Be Efficient: Why you should lease a Honda Civic sedan

Additionally, Honda is ahead in CO2 tailpipe emissions with an average 307 grams emitted per mile, an improvement of 22 grams/mile from the 2014 results and 49 grams/mile better than the industry average.

Tesla technically leads all automakers in both charts, but Honda — and others on the list — are keen to point out that they are “full-line” automakers, unlike Tesla, whose vehicle lineup doesn’t run the whole gamut of all possible vehicle types.

Asia dominates the report’s list of the most efficient brands. Honda leads Hyundai, Subaru, Kia, Mazda, and Nissan. Toyota is the last Asian company featured above the industry average, and no full-line American company is even close to that average. In fact, the 2020 EPA Automotive Trends Report finds that Ford and GM have both regressed since 2014.

More notably, almost all automakers have regressed compared to last year’s report.
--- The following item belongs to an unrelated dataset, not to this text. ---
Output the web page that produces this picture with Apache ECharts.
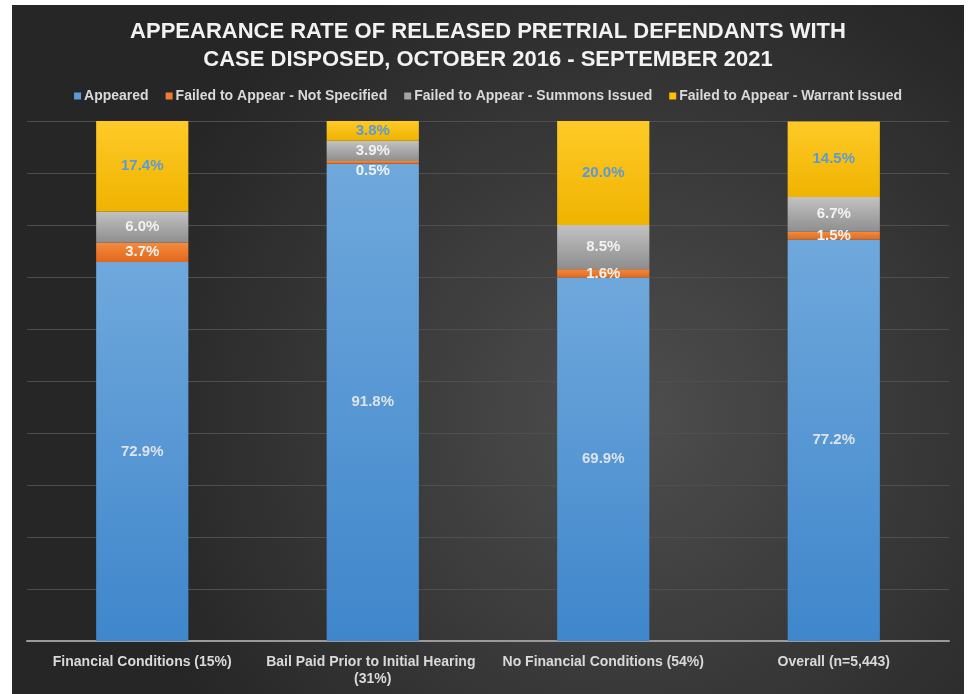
<!DOCTYPE html>
<html>
<head>
<meta charset="utf-8">
<script src="https://cdn.jsdelivr.net/npm/echarts@6/dist/echarts.min.js"></script>
<style>
html,body{margin:0;padding:0;background:#ffffff;width:969px;height:694px;overflow:hidden;}
#chart{position:absolute;left:12px;top:5px;width:952px;height:689px;}
</style>
</head>
<body>
<div id="chart"></div>
<script>
const titleText = 'APPEARANCE RATE OF RELEASED PRETRIAL DEFENDANTS WITH\nCASE DISPOSED, OCTOBER 2016 - SEPTEMBER 2021';
const categories = ['Financial Conditions (15%)', 'Bail Paid Prior to Initial Hearing (31%)', 'No Financial Conditions (54%)', 'Overall (n=5,443)'];
const seriesNames = ['Appeared', 'Failed to Appear - Not Specified', 'Failed to Appear - Summons Issued', 'Failed to Appear - Warrant Issued'];
const appeared = [72.9, 91.8, 69.9, 77.2];
const notSpecified = [3.7, 0.5, 1.6, 1.5];
const summonsIssued = [6.0, 3.9, 8.5, 6.7];
const warrantIssued = [17.4, 3.8, 20.0, 14.5];

const seriesValues = [appeared, notSpecified, summonsIssued, warrantIssued];
const colorStops = [
  ['#6fa8dc', '#3f86cb'],
  ['#f58a3d', '#e0691c'],
  ['#c2c2c2', '#8e8e8e'],
  ['#ffca28', '#efb300']
];
const labelColors = ['#dde3ea', '#f2f2f2', '#f2f2f2', '#5b9bd5'];
const legendColors = ['#5b9bd5', '#ed7d31', '#a5a5a5', '#ffc000'];

const chart = echarts.init(document.getElementById('chart'), null, {renderer: 'canvas'});

const series = seriesValues.map((vals, i) => ({
  name: seriesNames[i],
  type: 'bar',
  stack: 'total',
  barWidth: '40%',
  data: vals.map((v, j) => {
    const item = {value: v};
    if (i === 1 && v < 1) item.label = {offset: [0, 9]};
    return item;
  }),
  itemStyle: {
    color: new echarts.graphic.LinearGradient(0, 0, 0, 1, [
      {offset: 0, color: colorStops[i][0]},
      {offset: 1, color: colorStops[i][1]}
    ])
  },
  label: {
    show: true,
    position: 'inside',
    formatter: p => p.value.toFixed(1) + '%',
    color: labelColors[i],
    fontFamily: 'Liberation Sans',
    fontWeight: 'bold',
    fontSize: 15
  },
  emphasis: {disabled: true}
}));

chart.setOption({
  animation: false,
  backgroundColor: new echarts.graphic.RadialGradient(0.65, 0.6, 0.75, [
    {offset: 0, color: '#4e4e4e'},
    {offset: 1, color: '#262626'}
  ]),
  color: legendColors,
  title: {
    text: titleText,
    left: 'center',
    top: 8,
    textStyle: {
      color: '#f2f2f2',
      fontFamily: 'Liberation Sans',
      fontWeight: 'bold',
      fontSize: 22,
      lineHeight: 28
    }
  },
  legend: {
    top: 79,
    left: 'center',
    icon: 'rect',
    itemWidth: 7,
    itemHeight: 7,
    itemGap: 17,
    textStyle: {
      color: '#d9d9d9',
      fontFamily: 'Liberation Sans',
      fontWeight: 'bold',
      fontSize: 14,
      padding: [0, 0, 0, -2]
    },
    data: seriesNames.map((n, i) => ({name: n, itemStyle: {color: legendColors[i]}}))
  },
  grid: {left: 15, right: 15, top: 116, bottom: 53, containLabel: false},
  xAxis: {
    type: 'category',
    data: categories,
    axisTick: {show: false},
    axisLine: {lineStyle: {color: '#9a9a9a', width: 2}},
    axisLabel: {
      color: '#d9d9d9',
      fontFamily: 'Liberation Sans',
      fontWeight: 'bold',
      fontSize: 14,
      margin: 13,
      width: 222,
      overflow: 'break',
      lineHeight: 17,
      interval: 0
    }
  },
  yAxis: {
    type: 'value',
    min: 0,
    max: 100,
    interval: 10,
    axisLabel: {show: false},
    axisLine: {show: false},
    axisTick: {show: false},
    splitLine: {lineStyle: {color: '#4f4f4f', width: 1}}
  },
  series: series
});
</script>
</body>
</html>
At the time, Honda had the highest average fuel economy with 30 mpg, and the industry average was 25.1 mpg — more than the 24.9 mpg average in the latest report.

Brand Image: Honda focuses on ruggedness in latest ad campaign
2021 Honda CR-V Hybrid posing dramatically in front of rocky mountains
With 333,502 units sold, the Honda CR-V was the 5th bestselling vehicle in America in 2020
Photo: Honda

Average CO2 emissions across 2019 models have also gone up compared to 2018 models, though not as significantly as fuel economy has gone down. A few manufacturers, including Honda, did manage to make improvements in that area.

The overall regression is mainly down to the vehicle types offered by automakers. The EPA found that since the early 2010s, sedan and wagon production in the United States has declined by about 25 percent, pushed aside primarily by truck-based SUVs. Concurrently, the weight of the average vehicle on the road has also gone up.

In other words, while propulsion methods are getting more and more efficient, Americans are buying the least efficient types of vehicles at higher rates than ever before. It’s no surprise that Ford’s fleet average fuel economy has declined when the automaker killed almost all of its car models to focus on yet more crossovers, SUVs, and pickup trucks.

A little over a year ago, Volvo CEO Hakan Samuelsson suggested that a clean automotive future was being compromised by SUV-crazed customers. The 2020 EPA Automotive Trends Report certainly seems to support his argument.